Search the material for the string "that", then return every line where it is found.

Records from a collection:
^^^^^^^^^^^^^^^^
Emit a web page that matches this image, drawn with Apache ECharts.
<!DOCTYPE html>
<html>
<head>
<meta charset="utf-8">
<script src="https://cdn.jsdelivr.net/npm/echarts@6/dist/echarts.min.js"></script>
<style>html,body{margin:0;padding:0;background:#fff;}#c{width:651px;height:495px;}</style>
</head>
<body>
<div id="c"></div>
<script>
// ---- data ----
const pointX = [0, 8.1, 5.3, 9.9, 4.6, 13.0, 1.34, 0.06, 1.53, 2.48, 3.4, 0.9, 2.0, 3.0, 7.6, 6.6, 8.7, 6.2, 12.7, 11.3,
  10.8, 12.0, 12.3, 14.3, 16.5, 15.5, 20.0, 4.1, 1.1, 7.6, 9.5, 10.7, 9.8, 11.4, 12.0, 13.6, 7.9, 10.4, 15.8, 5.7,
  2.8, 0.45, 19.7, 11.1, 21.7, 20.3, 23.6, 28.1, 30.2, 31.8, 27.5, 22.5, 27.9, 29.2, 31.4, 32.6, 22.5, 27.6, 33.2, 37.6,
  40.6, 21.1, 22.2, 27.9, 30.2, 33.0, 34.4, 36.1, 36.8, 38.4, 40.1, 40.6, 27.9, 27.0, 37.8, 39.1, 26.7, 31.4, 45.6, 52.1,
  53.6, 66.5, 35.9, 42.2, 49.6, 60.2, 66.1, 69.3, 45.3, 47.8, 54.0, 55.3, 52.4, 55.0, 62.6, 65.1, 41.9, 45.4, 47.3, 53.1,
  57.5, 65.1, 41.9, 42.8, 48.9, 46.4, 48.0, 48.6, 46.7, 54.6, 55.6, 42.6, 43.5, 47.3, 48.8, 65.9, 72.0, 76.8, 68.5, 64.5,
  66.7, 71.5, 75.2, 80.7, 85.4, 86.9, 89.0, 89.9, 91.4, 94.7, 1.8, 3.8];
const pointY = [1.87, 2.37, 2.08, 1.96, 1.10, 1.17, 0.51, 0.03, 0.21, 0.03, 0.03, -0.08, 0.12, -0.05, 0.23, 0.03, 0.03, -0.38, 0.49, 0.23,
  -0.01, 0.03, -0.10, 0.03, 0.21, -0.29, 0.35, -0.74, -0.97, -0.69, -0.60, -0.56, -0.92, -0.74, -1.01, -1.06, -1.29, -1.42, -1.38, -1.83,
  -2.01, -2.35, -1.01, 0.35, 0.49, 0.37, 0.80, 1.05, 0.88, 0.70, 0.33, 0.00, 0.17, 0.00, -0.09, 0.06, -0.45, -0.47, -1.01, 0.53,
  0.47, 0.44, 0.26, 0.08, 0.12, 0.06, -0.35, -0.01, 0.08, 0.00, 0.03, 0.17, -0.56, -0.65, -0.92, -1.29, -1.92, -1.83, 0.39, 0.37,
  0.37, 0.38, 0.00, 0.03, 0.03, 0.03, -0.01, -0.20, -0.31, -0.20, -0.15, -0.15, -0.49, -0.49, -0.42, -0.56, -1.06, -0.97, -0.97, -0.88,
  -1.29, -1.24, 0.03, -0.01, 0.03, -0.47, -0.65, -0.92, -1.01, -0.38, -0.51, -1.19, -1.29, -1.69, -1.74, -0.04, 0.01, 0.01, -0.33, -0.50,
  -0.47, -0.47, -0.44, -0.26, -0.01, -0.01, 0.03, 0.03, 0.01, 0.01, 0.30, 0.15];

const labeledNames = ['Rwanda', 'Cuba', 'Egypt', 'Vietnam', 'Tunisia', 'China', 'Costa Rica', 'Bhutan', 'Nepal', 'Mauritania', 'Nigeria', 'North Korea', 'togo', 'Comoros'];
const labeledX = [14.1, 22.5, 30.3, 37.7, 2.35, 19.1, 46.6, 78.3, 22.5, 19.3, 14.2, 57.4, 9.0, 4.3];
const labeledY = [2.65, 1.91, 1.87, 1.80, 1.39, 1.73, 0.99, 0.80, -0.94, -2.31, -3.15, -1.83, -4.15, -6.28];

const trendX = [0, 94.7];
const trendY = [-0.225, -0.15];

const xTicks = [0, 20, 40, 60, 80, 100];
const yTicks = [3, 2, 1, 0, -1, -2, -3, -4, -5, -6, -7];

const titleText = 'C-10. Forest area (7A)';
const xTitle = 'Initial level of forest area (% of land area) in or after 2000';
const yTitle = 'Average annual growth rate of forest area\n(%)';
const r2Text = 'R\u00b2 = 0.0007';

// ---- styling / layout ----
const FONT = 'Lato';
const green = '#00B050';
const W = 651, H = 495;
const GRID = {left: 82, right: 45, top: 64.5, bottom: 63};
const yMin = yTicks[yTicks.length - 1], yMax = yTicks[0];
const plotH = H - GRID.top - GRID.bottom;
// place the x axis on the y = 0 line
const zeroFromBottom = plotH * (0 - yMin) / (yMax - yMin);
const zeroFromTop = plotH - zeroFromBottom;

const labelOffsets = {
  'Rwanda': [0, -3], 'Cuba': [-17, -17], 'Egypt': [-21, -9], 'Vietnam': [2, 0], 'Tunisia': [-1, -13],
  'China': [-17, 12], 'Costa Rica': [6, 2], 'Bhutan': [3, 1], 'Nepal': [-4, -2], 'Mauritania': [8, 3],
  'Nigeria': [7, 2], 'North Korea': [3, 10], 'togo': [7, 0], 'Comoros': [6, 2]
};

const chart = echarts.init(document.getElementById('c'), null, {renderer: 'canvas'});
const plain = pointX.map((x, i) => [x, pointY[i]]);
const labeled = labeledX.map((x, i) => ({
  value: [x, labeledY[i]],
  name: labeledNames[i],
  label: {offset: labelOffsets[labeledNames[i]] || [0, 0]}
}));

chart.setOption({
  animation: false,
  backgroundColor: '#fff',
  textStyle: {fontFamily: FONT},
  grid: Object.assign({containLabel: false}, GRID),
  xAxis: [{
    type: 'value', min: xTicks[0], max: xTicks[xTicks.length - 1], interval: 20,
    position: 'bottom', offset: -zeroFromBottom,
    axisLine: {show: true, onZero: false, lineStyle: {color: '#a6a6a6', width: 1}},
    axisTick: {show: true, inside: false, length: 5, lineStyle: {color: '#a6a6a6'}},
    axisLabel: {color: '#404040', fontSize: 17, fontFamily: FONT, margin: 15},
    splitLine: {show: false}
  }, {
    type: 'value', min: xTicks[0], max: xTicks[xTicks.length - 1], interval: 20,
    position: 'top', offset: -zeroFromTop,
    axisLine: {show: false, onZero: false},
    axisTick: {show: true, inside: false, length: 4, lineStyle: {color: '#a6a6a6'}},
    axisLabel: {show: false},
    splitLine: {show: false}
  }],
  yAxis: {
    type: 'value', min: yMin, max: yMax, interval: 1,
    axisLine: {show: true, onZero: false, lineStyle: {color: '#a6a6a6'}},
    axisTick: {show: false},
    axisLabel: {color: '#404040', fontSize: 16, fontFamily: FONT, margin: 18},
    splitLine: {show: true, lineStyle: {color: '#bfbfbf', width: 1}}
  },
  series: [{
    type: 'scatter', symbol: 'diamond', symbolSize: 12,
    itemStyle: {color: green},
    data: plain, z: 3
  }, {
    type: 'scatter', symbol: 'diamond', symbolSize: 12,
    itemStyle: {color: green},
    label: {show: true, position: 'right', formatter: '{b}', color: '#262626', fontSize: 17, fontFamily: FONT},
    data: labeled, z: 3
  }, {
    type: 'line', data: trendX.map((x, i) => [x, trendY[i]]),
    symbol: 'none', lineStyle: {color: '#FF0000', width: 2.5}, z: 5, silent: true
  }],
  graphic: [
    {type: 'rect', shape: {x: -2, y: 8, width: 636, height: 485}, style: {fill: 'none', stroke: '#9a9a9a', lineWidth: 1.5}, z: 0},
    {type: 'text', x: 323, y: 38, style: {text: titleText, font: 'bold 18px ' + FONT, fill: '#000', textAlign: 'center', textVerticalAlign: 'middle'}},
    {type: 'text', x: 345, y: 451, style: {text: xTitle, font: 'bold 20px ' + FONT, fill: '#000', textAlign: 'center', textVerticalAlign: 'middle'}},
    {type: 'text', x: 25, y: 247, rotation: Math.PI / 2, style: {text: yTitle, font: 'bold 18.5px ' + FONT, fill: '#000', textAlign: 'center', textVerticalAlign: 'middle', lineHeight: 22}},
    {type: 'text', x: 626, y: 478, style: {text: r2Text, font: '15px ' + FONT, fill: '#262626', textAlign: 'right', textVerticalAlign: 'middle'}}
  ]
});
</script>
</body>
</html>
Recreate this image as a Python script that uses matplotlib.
^^^^^^^^^^^^^^^^
EXPECTED ANSWER =
Emit a web page that matches this image, drawn with Apache ECharts.
Recreate this image as a Python script that uses matplotlib.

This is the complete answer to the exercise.